Author | : Henry Joseph Cox |
Publisher | : |
Total Pages | : 140 |
Release | : 1910 |
Genre | : Cranberries |
ISBN | : |
"Cultivation of cranberries confined to three States. The cultivation of cranberries in the United States is confined mainly to three States-Massachusetts, New Jersey, and Wisconsin. In Massachusetts the cranberry-growing region in turn is limited almost entirely to the counties of Plymouth, Barnstable, and Bristol; in New Jersey, to Cape May, Atlantic, Gloucester, Burlington, Ocean, and Monmouth counties; and in Wisconsin, to Wood, Jackson, Juneau, and Monroe counties in the Wisconsin River Valley, and to Waushara and Winnebago counties in the Fox River Valley. (Fig. 1 for map of Wisconsin.) For several years there has been a marsh in the village of Cameron, Wis., and recently one was started in the Lake Superior region near the town of Ashland, Wis.

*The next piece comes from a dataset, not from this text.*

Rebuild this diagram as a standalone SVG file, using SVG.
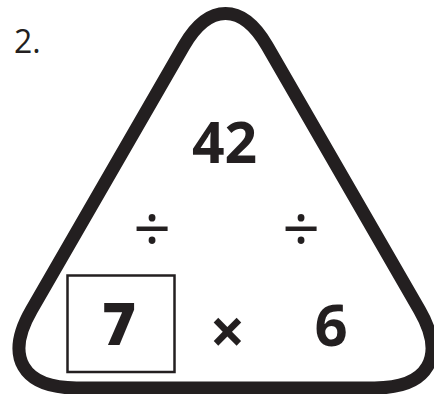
<svg xmlns="http://www.w3.org/2000/svg" width="434" height="394" viewBox="0 0 434 394">
<style>
.t{font-family:"Open Sans","Liberation Sans",sans-serif;fill:#231f20;text-anchor:middle}
.shape{fill:none;stroke:#231f20}
</style>
<rect x="0" y="0" width="434" height="394" fill="#ffffff"/>
<text id="label" x="14" y="53" style="font-family:'Open Sans','Liberation Sans',sans-serif;fill:#231f20;font-size:32px">2.</text>
<g id="triangle">
<path class="shape" stroke-width="13" d="M 183.8 46 C 208.8 2.7 242.2 2.7 267.2 46 L 419.5 310.1 C 446.5 356.9 428.5 388 374.5 388 L 76.5 388 C 22.5 388 4.5 356.9 31.5 310.1 Z"/>
</g>
<g id="top"><text class="t" x="224.5" y="163" font-size="57" font-weight="700">42</text></g>
<g id="divL"><text class="t" x="152" y="252" font-size="66">÷</text></g>
<g id="divR"><text class="t" x="301" y="252" font-size="66">÷</text></g>
<g id="box">
<rect class="shape" x="67.5" y="275.5" width="107" height="96.5" stroke-width="2.5"/>
<text class="t" x="119" y="345" font-size="58" font-weight="800">7</text>
</g>
<g id="times"><text class="t" x="227.5" y="354" font-size="62" font-weight="700">×</text></g>
<g id="right"><text class="t" x="331" y="346" font-size="58" font-weight="700">6</text></g>
</svg>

The cultivation is slowly extending to Michigan and Minnesota and even Oregon, but the cultivated marshes in the three states last named are at present comparatively of no importance. There are, of course, wild cranberry marshes in several of the Northern States, but the berries picked therefrom are seldom sufficient to supply even local needs. They are of little consequence as compared with the fruit produced in the cultivated marshes of Massachusetts, New Jersey, and Wisconsin"--Introduction.